Jack Gallienne’s (Little Jack) Tinsel Paintings
John Mahy Gallienne
‘Le p’tit Jacques’
Tinsel paintings combined with work from other artists.
From his best-known images of the ‘Vega’ Red Cross ship to religious texts or celebrations of marriage, Jack was the man to commission a personalised work of art between the 1940s and ’70s in the western parishes of Guernsey. He used a technique of reverse painting on glass with metallic foil, known as ‘tinsel painting’ (a technique popular in America during the late 19th century). The image is painted with the detail first, then infilled with paint to give colour to the cigarette packet foil that is either stuck to a backing board or rolled onto the painted glass while wet, clamping all together into a picture frame or tea tray.
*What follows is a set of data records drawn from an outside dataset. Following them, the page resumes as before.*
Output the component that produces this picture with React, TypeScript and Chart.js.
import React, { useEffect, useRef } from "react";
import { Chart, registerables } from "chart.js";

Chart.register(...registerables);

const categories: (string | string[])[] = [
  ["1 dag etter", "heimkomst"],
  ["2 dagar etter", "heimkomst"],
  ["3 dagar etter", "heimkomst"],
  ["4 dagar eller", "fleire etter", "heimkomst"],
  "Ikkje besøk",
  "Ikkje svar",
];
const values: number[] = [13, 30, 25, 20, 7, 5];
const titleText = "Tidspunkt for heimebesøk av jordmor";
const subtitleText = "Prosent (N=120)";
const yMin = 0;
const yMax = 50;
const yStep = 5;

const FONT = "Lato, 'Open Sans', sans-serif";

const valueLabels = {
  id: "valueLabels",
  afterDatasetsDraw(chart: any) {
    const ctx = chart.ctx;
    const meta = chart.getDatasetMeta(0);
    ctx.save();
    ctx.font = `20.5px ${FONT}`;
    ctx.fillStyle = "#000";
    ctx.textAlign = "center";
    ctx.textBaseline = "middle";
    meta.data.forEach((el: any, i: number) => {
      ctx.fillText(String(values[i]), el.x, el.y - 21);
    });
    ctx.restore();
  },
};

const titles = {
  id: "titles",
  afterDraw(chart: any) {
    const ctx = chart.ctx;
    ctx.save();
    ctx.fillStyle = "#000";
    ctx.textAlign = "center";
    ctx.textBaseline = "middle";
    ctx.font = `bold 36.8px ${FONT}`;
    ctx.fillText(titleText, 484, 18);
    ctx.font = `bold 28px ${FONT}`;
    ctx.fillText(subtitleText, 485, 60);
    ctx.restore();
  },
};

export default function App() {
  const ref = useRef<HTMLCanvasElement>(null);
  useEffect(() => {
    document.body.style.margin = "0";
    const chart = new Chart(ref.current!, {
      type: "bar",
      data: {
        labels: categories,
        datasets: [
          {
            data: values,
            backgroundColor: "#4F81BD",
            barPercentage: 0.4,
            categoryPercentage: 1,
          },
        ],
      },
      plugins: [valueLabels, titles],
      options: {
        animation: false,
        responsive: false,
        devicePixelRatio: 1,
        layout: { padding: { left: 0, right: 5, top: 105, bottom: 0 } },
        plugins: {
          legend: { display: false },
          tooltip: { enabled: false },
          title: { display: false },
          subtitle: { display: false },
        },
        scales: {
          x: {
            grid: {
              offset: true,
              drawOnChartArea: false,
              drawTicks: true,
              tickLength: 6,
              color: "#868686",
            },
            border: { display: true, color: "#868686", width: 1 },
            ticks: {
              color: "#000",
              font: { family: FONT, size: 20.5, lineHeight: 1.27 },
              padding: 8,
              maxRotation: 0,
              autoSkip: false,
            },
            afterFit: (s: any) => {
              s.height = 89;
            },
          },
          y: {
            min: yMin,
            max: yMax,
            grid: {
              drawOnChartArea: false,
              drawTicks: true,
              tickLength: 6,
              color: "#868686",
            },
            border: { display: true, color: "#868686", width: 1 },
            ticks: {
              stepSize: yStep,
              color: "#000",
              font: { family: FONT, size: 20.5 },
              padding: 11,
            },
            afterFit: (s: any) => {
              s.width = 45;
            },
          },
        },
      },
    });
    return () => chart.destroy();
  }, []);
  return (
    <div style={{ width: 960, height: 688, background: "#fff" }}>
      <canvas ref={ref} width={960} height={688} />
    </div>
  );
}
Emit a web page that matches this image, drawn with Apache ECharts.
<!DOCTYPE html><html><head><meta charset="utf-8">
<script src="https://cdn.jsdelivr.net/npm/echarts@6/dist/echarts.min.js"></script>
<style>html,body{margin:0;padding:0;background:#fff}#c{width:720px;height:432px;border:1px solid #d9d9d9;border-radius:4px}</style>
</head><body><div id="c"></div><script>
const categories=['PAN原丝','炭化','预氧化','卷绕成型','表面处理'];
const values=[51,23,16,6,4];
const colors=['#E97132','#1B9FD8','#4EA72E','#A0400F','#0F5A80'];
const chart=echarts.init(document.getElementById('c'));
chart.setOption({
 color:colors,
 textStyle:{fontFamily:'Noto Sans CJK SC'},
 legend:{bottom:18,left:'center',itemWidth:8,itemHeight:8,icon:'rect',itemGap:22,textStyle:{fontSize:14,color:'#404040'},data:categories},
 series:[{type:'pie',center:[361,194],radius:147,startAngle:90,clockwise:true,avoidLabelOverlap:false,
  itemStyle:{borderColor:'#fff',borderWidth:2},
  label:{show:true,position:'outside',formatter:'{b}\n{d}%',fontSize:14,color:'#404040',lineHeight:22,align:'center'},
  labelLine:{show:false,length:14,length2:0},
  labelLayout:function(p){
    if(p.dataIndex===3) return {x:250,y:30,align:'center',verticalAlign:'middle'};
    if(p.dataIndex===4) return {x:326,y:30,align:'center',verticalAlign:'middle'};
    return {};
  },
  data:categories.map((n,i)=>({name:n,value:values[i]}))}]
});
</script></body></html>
His tinsel paintings shine on as a reminder of a poignant time and place on this island and have left a legacy that can carry on helping others. A set of cards has been published to coincide with this show, the profits of which are being donated to the British Red Cross. This selection of his surviving paintings was gathered together after an article In Les Tortévalais Magazine brought to light most of this collection. The generous loaning of these family heirlooms has enabled this exhibition to be realised and maybe inspire new works using these techniques.
This exhibition is being curated by Keith Langlois.